Cholera: Precautionary measures fail Zimbabwe

Despite tighter border controls mounted at the instigation of the Ministry of Health and Child Care, the dreaded cholera disease has found its way into Zimbabwe.
Zimbabwe is facing an imminent health crisis, the second of this nature in just over a decade

Harare – Despite tighter border controls mounted at the instigation of the Ministry of Health and Child Care, the dreaded cholera disease has found its way into Zimbabwe.

From as early as January 10, Zimbabwe had started applying methods to ensure there is reduced importation of the disease through wares and supplies brought by cross border traders.

Victoria Falls Municipality stopped Zambian vendors who commute to sell their foodstuffs in the town but it seems the intervention was too late.

Cases have surfaced in Chegutu and as of today, 32 have been recorded with fears that more could emerge.

Despite conceited efforts by the Ministry of Health and non-governmental organisations to combat the contamination related disease, the number of reported cases seem to be on the rise.

Five people have since succumbed to the disease so far as assurances made by authorities on their ability to contain the predicted entry of the disease into the country start to depreciate.

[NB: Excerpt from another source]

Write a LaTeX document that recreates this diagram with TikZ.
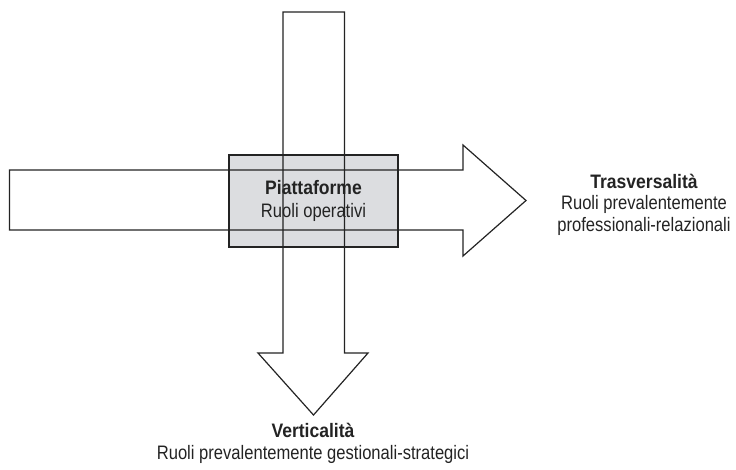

The failure to contain the disease in Chegutu puts to question the preparedness of the country through Ministry of Health and Child Care who promised that there are prepared to deal with cases when the disease was first reported in Zambia.

Zimbabwe has bad memories with cholera, the last time the disease was recorded in the country about 6000 people lost their lives to the disease.

Promises from David Parirenyatwa suggesting that the country is on high alert does not make much difference at a time when the toll is ascending.

People have been calling for action and it does not seem as if the rapid response mechanisms he keeps mentioning are helping the situation.

For a man whose inclusion in cabinet raised a lot of concern his Ministry`s showing against cholera raises questions on whether the ministry needs new hands.